CFR 132 C. Logo Turtle ( DP )
題意:
給一個操作序列,若字符為 'T' 則轉向,原地不動,若為 'F' 則向原方向前方走一格。求更改恰好 N 次字符後,最遠可以走多遠。一個字符可以修改多次。
資料規模:
The first line of input contains a string commands — the original list of commands. The string commands contains between 1 and 100 characters, inclusive, and contains only characters "T" and "F".

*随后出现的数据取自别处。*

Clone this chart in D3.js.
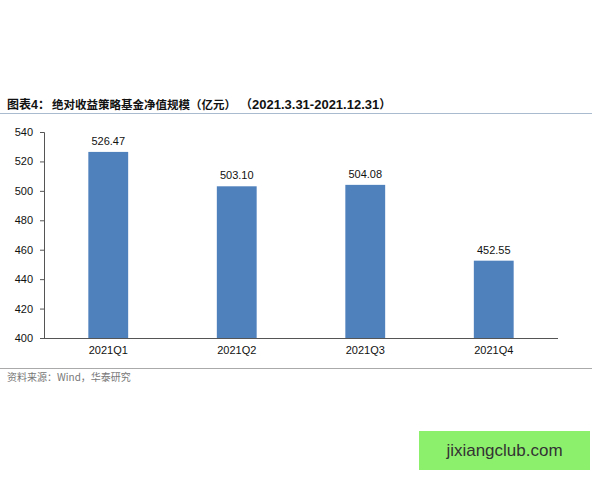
<!DOCTYPE html>
<html><head><meta charset="utf-8">
<script src="https://cdn.jsdelivr.net/npm/d3@7/dist/d3.min.js"></script>
<style>body{margin:0;background:#fff;}svg{display:block;}</style>
</head><body>
<svg id="c" width="600" height="480"></svg>
<script>
const categories = ["2021Q1","2021Q2","2021Q3","2021Q4"];
const values = [526.47, 503.10, 504.08, 452.55];
const valueLabels = ["526.47","503.10","504.08","452.55"];
const yTicks = [400,420,440,460,480,500,520,540];

const svg = d3.select("#c");
const font = "'Liberation Sans', Arial, sans-serif";
const cjk = "'Noto Sans CJK SC', sans-serif";

// title
const t = svg.append("text").attr("y",109).attr("font-weight","bold").attr("fill","#111");
t.append("tspan").attr("x",7).attr("font-family",cjk).attr("font-size",12).text("图表");
t.append("tspan").attr("font-family",font).attr("font-size",12.5).text("4");
t.append("tspan").attr("font-family",cjk).attr("font-size",12).text("：");
t.append("tspan").attr("x",52).attr("font-family",cjk).attr("font-size",11.5).text("绝对收益策略基金净值规模（亿元）");
t.append("tspan").attr("x",240).attr("font-family",cjk).attr("font-size",12).text("（");
t.append("tspan").attr("font-family",font).attr("font-size",13).text("2021.3.31-2021.12.31");
t.append("tspan").attr("font-family",cjk).attr("font-size",12).text("）");
svg.append("line").attr("x1",0).attr("x2",592).attr("y1",113.5).attr("y2",113.5)
  .attr("stroke","#a9bccf").attr("stroke-width",1.2);

const x = d3.scaleBand().domain(categories).range([44,558]).paddingInner(0.69).paddingOuter(0.345);
const y = d3.scaleLinear().domain([400,540]).range([338,132]);

svg.selectAll("rect.bar").data(values).enter().append("rect")
  .attr("x",(d,i)=>x(categories[i])).attr("width",x.bandwidth())
  .attr("y",d=>y(d)).attr("height",d=>y(400)-y(d))
  .attr("fill","#4f81bd");

svg.selectAll("text.v").data(values).enter().append("text")
  .attr("x",(d,i)=>x(categories[i])+x.bandwidth()/2).attr("y",d=>y(d)-7)
  .attr("text-anchor","middle").attr("font-family",font).attr("font-size",11).attr("fill","#111")
  .text((d,i)=>valueLabels[i]);

const ya = svg.append("g").attr("transform","translate(44,0)")
  .call(d3.axisLeft(y).tickValues(yTicks).tickSize(4).tickPadding(7));
ya.selectAll("text").attr("font-family",font).attr("font-size",11).attr("fill","#111");
ya.selectAll("line,path").attr("stroke","#555");

const xa = svg.append("g").attr("transform","translate(0,338)")
  .call(d3.axisBottom(x).tickSize(0).tickPadding(8));
xa.selectAll("text").attr("font-family",font).attr("font-size",11).attr("fill","#111");
xa.select("path").attr("d","M44,0.5H558").attr("stroke","#555");

svg.append("line").attr("x1",0).attr("x2",592).attr("y1",368.5).attr("y2",368.5)
  .attr("stroke","#aaa").attr("stroke-width",1);
svg.append("text").attr("x",7).attr("y",381).attr("font-size",10).attr("fill","#777")
  .attr("font-family",cjk).text("资料来源：Wind，华泰研究");

svg.append("rect").attr("x",419).attr("y",431).attr("width",171).attr("height",39).attr("fill","#8df06d");
svg.append("text").attr("x",504.5).attr("y",456).attr("text-anchor","middle")
  .attr("font-family",font).attr("font-size",17).attr("fill","#333").text("jixiangclub.com");
</script>
</body></html>
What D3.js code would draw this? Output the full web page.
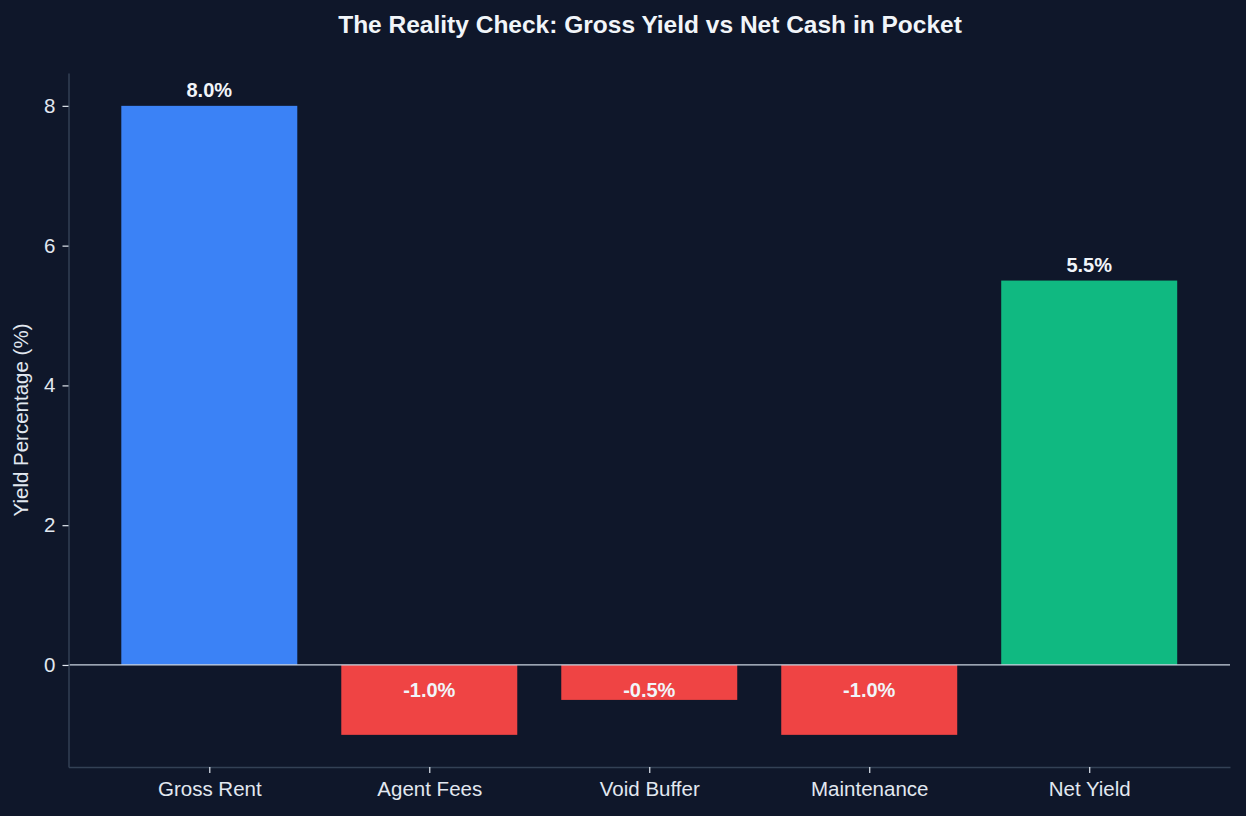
<!DOCTYPE html>
<html>
<head>
<meta charset="utf-8">
<script src="https://cdn.jsdelivr.net/npm/d3@7"></script>
<style>
  html, body { margin: 0; padding: 0; background: #0f172a; }
  svg { display: block; font-family: "Liberation Sans", Arial, sans-serif; }
</style>
</head>
<body>
<div id="chart"></div>
<script>
const categories = ["Gross Rent", "Agent Fees", "Void Buffer", "Maintenance", "Net Yield"];
const values = [8.0, -1.0, -0.5, -1.0, 5.5];
const barColors = ["#3b82f6", "#ef4444", "#ef4444", "#ef4444", "#10b981"];
const yTicks = [0, 2, 4, 6, 8];

const width = 1246;
const height = 816;
const margin = { left: 68.5, right: 16, top: 73, bottom: 49 };
const font = "Liberation Sans, Arial, sans-serif";

const svg = d3.select("#chart")
  .append("svg")
  .attr("width", width)
  .attr("height", height);

svg.append("rect").attr("width", width).attr("height", height).attr("fill", "#0f172a");

// positions 0..4, bar width 0.8, 5% padding each side
const xScale = d3.scaleLinear()
  .domain([-0.64, categories.length - 1 + 0.64])
  .range([margin.left, width - margin.right]);
const barW = 0.8;

const yScale = d3.scaleLinear()
  .domain([-1.46, 8.47])
  .range([height - margin.bottom, margin.top]);

// title
svg.append("text")
  .attr("x", 650)
  .attr("y", 33)
  .attr("text-anchor", "middle")
  .attr("fill", "#f1f5f9")
  .attr("font-size", 24.5)
  .attr("font-weight", "bold")
  .text("The Reality Check: Gross Yield vs Net Cash in Pocket");

// bars
svg.append("g")
  .selectAll("rect")
  .data(values)
  .enter()
  .append("rect")
  .attr("x", (d, i) => xScale(i - barW / 2))
  .attr("width", (d, i) => xScale(i + barW / 2) - xScale(i - barW / 2))
  .attr("y", d => yScale(Math.max(0, d)))
  .attr("height", d => Math.abs(yScale(d) - yScale(0)))
  .attr("fill", (d, i) => barColors[i]);

// zero line
svg.append("line")
  .attr("x1", margin.left)
  .attr("x2", width - margin.right)
  .attr("y1", yScale(0))
  .attr("y2", yScale(0))
  .attr("stroke", "#cbd5e1")
  .attr("stroke-width", 1.3);

// value labels
svg.append("g")
  .selectAll("text")
  .data(values)
  .enter()
  .append("text")
  .attr("x", (d, i) => xScale(i))
  .attr("y", d => d >= 0 ? yScale(d) - 9 : yScale(0) + 32)
  .attr("text-anchor", "middle")
  .attr("fill", "#f1f5f9")
  .attr("font-size", 20)
  .attr("font-weight", "bold")
  .text(d => d.toFixed(1) + "%");

// y axis
const yAxis = svg.append("g")
  .attr("transform", `translate(${margin.left}, 0)`)
  .call(d3.axisLeft(yScale).tickValues(yTicks).tickFormat(d3.format("d")).tickSizeInner(6).tickSizeOuter(0).tickPadding(7));
yAxis.select(".domain").attr("stroke", "#334155").attr("stroke-width", 1.5);
yAxis.selectAll(".tick line").attr("stroke", "#e2e8f0").attr("stroke-width", 1.2);
yAxis.selectAll(".tick text").attr("fill", "#e2e8f0").attr("font-size", 20.5).attr("font-family", font);

// x axis
const xAxis = svg.append("g")
  .attr("transform", `translate(0, ${height - margin.bottom})`)
  .call(d3.axisBottom(xScale).tickValues(d3.range(categories.length)).tickFormat(i => categories[i]).tickSizeInner(6).tickSizeOuter(0).tickPadding(8));
xAxis.select(".domain").attr("stroke", "#334155").attr("stroke-width", 1.5);
xAxis.selectAll(".tick line").attr("stroke", "#e2e8f0").attr("stroke-width", 1.2);
xAxis.selectAll(".tick text").attr("fill", "#e2e8f0").attr("font-size", 20.5).attr("font-family", font);

// y label
svg.append("text")
  .attr("transform", `translate(28, ${(margin.top + height - margin.bottom) / 2}) rotate(-90)`)
  .attr("text-anchor", "middle")
  .attr("fill", "#e2e8f0")
  .attr("font-size", 20.5)
  .text("Yield Percentage (%)");
</script>
</body>
</html>
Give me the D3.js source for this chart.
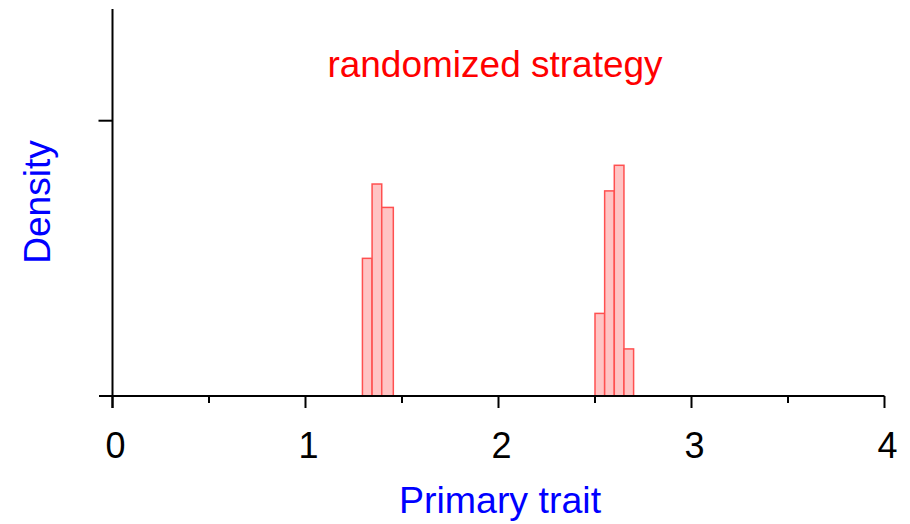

The second line contains an integer n (1 ≤ n ≤ 50) — the number of commands you have to change in the list.
TL: 2000 ms
ML: 256 MB
解法:
dp[ i ][ j ][ k ]:已考慮前 i 個字符,已修改 j 次,目前方向為右
轉移時直接枚舉當前的字符要修改幾次。
時間 / 空間複雜度:
O( | str | * N^2 ) / O( | str | * N )
string seq; int N; void init(){ cin >> seq; cin >> N; } vvvi dp; int ans; void preprocess(){ dp = vvvi( seq.size() + 1, vvi( N + 1, vi( 2, -INF ) ) ); dp[ 0 ][ 0 ][ 0 ] = 0; for( int i = 0; i < seq.size(); ++i ){ for( int j = 0; j <= N; ++j ){ for( int k = 0; k < 2; ++k ){ for( int l = 0; l + j <= N; ++l ){ int turn = k ^ seq[ i ] == 'T' ^ l & 1; if( turn != k ){ upmax( dp[ i + 1 ][ l + j ][ turn ], dp[ i ][ j ][ k ] ); } else{ upmax( dp[ i + 1 ][ l + j ][ turn ], dp[ i ][ j ][ k ] + ( turn ? -1 : 1 ) ); } } } } } upmax( ans, max( dp[ seq.size() ][ N ][ 0 ], dp[ seq.size() ][ N ][ 1 ] ) ); dp = vvvi( seq.size() + 1, vvi( N + 1, vi( 2, INF ) ) ); dp[ 0 ][ 0 ][ 0 ] = 0; for( int i = 0; i < seq.size(); ++i ){ for( int j = 0; j <= N; ++j ){ for( int k = 0; k < 2; ++k ){ for( int l = 0; l + j <= N; ++l ){ int turn = k ^ seq[ i ] == 'T' ^ l & 1; if( turn != k ){ upmin( dp[ i + 1 ][ l + j ][ turn ], dp[ i ][ j ][ k ] ); } else{ upmin( dp[ i + 1 ][ l + j ][ turn ], dp[ i ][ j ][ k ] + ( turn ? -1 : 1 ) ); } } } } } upmax( ans, max( -dp[ seq.size() ][ N ][ 0 ], -dp[ seq.size() ][ N ][ 1 ] ) ); } void solve(){ cout << ans << endl; }